**What you should do**
Repeat the material exactly from its first line to the line that includes "Chart.register(...registerables);". Skip pictures.
Given information start
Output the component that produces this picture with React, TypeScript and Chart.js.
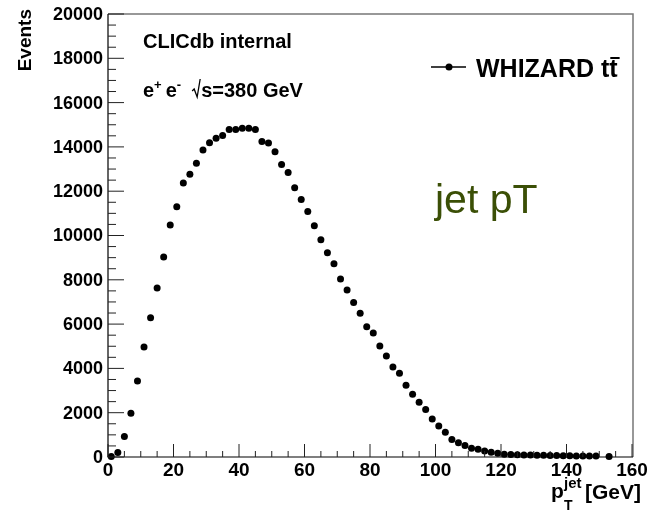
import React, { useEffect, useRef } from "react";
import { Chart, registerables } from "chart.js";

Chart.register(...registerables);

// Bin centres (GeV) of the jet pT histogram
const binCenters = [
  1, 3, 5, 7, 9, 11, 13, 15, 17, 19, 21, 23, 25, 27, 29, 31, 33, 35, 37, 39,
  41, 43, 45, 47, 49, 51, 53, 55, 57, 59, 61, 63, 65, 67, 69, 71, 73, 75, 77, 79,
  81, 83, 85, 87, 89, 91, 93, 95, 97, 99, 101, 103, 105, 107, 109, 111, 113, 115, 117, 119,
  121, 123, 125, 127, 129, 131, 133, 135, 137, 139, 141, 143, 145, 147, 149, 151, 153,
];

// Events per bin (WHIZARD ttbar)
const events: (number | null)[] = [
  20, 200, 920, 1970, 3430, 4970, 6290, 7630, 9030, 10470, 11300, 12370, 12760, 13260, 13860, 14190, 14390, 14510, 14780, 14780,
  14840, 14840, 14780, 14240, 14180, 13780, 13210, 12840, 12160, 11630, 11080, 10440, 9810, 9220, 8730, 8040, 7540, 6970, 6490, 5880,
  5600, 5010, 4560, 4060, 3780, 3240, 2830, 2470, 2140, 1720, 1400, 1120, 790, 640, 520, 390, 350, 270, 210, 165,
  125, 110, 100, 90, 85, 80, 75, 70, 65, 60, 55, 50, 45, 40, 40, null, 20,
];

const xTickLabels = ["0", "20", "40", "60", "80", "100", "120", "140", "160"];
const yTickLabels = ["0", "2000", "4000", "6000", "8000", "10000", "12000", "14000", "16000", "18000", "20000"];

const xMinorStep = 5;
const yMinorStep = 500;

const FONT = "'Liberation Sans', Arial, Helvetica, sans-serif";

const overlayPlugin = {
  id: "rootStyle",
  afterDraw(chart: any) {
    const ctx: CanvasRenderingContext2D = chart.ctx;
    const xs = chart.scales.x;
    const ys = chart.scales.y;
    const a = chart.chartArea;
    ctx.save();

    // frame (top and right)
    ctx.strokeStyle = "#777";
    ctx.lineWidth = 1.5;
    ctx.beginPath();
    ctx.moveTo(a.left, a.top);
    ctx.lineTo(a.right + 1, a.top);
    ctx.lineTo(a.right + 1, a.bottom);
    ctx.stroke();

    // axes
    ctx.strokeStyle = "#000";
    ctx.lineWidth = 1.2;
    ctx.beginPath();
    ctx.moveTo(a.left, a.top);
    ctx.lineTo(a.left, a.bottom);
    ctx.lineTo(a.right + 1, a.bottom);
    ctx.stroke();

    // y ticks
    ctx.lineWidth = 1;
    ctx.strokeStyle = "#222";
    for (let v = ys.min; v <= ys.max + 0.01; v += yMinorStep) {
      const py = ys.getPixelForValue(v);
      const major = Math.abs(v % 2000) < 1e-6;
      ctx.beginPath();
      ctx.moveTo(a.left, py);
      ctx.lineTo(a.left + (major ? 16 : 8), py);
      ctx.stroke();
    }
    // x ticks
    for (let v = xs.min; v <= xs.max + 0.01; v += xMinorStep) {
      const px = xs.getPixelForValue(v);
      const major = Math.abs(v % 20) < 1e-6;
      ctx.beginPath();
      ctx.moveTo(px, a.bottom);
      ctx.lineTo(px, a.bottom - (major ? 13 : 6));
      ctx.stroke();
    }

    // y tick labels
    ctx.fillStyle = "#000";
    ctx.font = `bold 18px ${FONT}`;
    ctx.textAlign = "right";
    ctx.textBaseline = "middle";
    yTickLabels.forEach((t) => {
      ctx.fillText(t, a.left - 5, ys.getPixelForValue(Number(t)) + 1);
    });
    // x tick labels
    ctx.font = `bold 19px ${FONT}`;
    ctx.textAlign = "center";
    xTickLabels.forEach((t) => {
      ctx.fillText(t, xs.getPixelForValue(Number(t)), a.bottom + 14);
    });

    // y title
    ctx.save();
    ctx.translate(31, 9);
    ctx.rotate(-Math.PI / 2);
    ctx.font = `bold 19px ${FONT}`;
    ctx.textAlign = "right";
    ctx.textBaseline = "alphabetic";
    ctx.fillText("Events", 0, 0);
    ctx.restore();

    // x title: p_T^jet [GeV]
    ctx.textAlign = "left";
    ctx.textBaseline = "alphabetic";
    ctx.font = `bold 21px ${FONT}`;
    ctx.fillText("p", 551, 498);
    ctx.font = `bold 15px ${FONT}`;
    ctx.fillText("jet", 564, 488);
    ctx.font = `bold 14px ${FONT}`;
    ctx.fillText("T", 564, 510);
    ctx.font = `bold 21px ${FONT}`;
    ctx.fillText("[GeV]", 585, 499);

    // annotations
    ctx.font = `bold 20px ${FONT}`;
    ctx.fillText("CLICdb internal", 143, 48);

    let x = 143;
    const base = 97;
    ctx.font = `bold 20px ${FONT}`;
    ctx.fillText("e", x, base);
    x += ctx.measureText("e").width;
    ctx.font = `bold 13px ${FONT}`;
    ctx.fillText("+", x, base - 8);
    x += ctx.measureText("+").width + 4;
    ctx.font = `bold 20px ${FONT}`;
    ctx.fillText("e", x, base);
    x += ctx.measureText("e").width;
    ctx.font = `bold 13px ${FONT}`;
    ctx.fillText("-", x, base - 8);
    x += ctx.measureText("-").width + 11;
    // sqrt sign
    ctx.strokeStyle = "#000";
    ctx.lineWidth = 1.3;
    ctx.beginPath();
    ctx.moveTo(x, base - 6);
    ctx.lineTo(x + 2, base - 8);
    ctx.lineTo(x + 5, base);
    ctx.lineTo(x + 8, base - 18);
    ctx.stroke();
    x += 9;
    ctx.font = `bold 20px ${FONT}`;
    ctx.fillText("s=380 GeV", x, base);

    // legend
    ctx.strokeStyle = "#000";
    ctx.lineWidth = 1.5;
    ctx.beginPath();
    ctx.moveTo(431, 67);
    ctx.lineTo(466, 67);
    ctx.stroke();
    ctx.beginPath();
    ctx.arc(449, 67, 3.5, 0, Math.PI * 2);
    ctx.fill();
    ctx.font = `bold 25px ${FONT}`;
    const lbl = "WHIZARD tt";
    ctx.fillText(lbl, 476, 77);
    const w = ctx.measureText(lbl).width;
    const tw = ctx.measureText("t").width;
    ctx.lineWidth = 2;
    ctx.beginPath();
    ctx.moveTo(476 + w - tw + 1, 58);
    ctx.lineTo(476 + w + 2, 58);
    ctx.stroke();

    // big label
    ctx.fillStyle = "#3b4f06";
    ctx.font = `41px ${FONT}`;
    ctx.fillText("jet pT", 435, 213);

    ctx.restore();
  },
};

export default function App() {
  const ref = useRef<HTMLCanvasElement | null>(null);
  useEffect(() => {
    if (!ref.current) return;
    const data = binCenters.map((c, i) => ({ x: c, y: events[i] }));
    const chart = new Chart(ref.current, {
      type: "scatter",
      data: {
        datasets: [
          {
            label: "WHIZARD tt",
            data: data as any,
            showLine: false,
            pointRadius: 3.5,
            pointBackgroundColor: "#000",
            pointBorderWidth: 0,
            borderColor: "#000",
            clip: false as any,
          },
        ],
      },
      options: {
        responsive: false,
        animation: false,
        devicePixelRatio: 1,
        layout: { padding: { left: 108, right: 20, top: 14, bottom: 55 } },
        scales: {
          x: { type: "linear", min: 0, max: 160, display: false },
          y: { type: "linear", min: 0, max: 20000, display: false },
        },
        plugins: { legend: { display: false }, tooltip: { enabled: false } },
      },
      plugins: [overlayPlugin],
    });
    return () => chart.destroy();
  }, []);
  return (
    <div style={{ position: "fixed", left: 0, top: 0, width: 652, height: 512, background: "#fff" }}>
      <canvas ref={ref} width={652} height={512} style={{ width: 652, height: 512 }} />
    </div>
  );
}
Given information end
**Written reply**
Output the component that produces this picture with React, TypeScript and Chart.js.
import React, { useEffect, useRef } from "react";
import { Chart, registerables } from "chart.js";

Chart.register(...registerables);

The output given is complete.